Et limiter le nombre de mandats comme dans la sphère politique ?

J.-P. G. : La capacité à dégager du temps pour militer devient complexe avec la crise. L’ANI prévoyait de compenser la perte économique liée à l’engagement d’un dirigeant. L’essentiel, plus que la réduction du nombre de mandats, c’est la formation. Et il n’y a rien d’illogique à ce que ce soit l’État qui la finance en partie.

J.-C. S. : Je suis d’accord avec vous sur l’exigence de formation, car les questions traitées sont complexes. Mais je trouve inadmissible qu’une taxe ait été créée à cet effet et pour financer le dialogue social ! Il serait plus légitime que les cotisations versées aux organisations syndicales soutiennent ce dernier !

Faut-il ouvrir le premier tour des élections professionnelles à tout syndicat ?

J.-C. S. : Initialement, le verrou avait été posé pour éviter l’entrisme politique. Aujourd’hui, il vise aussi les organisations confessionnelles ou identitaires. Ce sont des risques à prendre au sérieux. Néanmoins, avec un contrôle a priori de l’administration, il est possible d’ouvrir les candidatures, notamment parce que l’affiliation à un syndicat est parfois vécue comme très engageante.

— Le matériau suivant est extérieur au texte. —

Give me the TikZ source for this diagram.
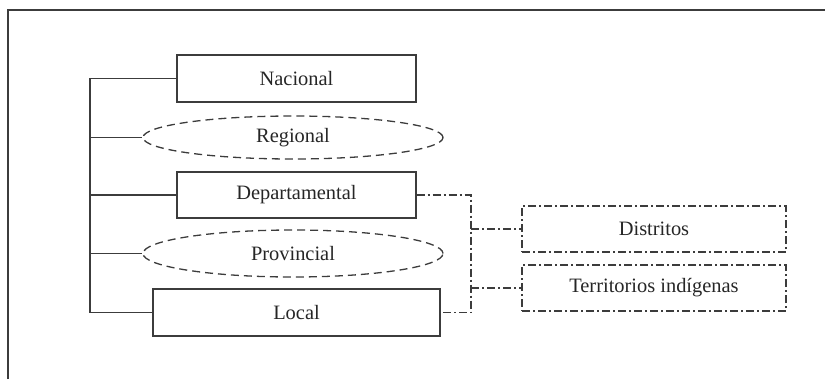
\documentclass[tikz,border=0pt]{standalone}
\usepackage{fontspec}
\setmainfont{Liberation Serif}
\usetikzlibrary{shapes.geometric}
\definecolor{ln}{HTML}{3c3c3c}
\begin{document}
\begin{tikzpicture}[x=1bp,y=-1bp,
  every node/.style={font=\fontsize{20.5}{22}\selectfont, text=black!85},
  solidbox/.style={draw=ln, line width=1.3bp, rectangle, inner sep=0},
  dashell/.style={draw=ln, line width=1.3bp, ellipse, inner sep=0, dash pattern=on 8bp off 5bp},
  dotbox/.style={draw=ln, line width=1.3bp, rectangle, inner sep=0, dash pattern=on 8bp off 3bp on 2bp off 3bp},
  conn/.style={draw=ln, line width=1.3bp},
  dconn/.style={draw=ln, line width=1.3bp, dash pattern=on 8bp off 3bp on 2bp off 3bp}]
\useasboundingbox (0,0) rectangle (825,379);
\draw[conn] (8,379) -- (8,10) -- (825,10);
\node[solidbox, minimum width=239bp, minimum height=47bp] (nac) at (296.5,78.5) {Nacional};
\node[dashell, minimum width=300bp, minimum height=43bp] (reg) at (293,137.5) {Regional};
\node[solidbox, minimum width=239bp, minimum height=46bp] (dep) at (296.5,195) {Departamental};
\node[dashell, minimum width=300bp, minimum height=47bp] (pro) at (293,253.5) {Provincial};
\node[solidbox, minimum width=287bp, minimum height=47bp] (loc) at (296.5,312.5) {Local};
\node[dotbox, minimum width=264bp, minimum height=46bp] (dis) at (654,229) {Distritos};
\node[dotbox, minimum width=264bp, minimum height=46bp] (ter) at (654,288) {Territorios indígenas};
\coordinate (sp) at (90,0);
\draw[conn] (nac.west) -- (nac.west -| sp) -- (loc.west -| sp) -- (loc.west);
\draw[conn] (reg.west -| sp) -- (reg.west);
\draw[conn] (dep.west -| sp) -- (dep.west);
\draw[conn] (pro.west -| sp) -- (pro.west);
\coordinate (dx) at (471,0);
\draw[dconn] (dep.east) -- (dep.east -| dx) -- (loc.east -| dx) -- (loc.east);
\draw[dconn] (dis.west -| dx) -- (dis.west);
\draw[dconn] (ter.west -| dx) -- (ter.west);
\end{tikzpicture}
\end{document}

J.-P. G. : Environ 1 million de Français sont titulaires d’un mandat syndical ou patronal, public et privé confondus. La difficulté réside dans la relève à trouver. Combien de salariés aimeraient participer aux instances mais en sont empêchés par peur des discriminations ?

* Jean-Charles Simon, « Faut-il en finir avec le paritarisme ? », Institut de l’entreprise, 2016. Jean-Paul Guillot, En finir avec les idées fausses sur les syndicats et le dialogue social, Les Éditions de l’atelier, 2015.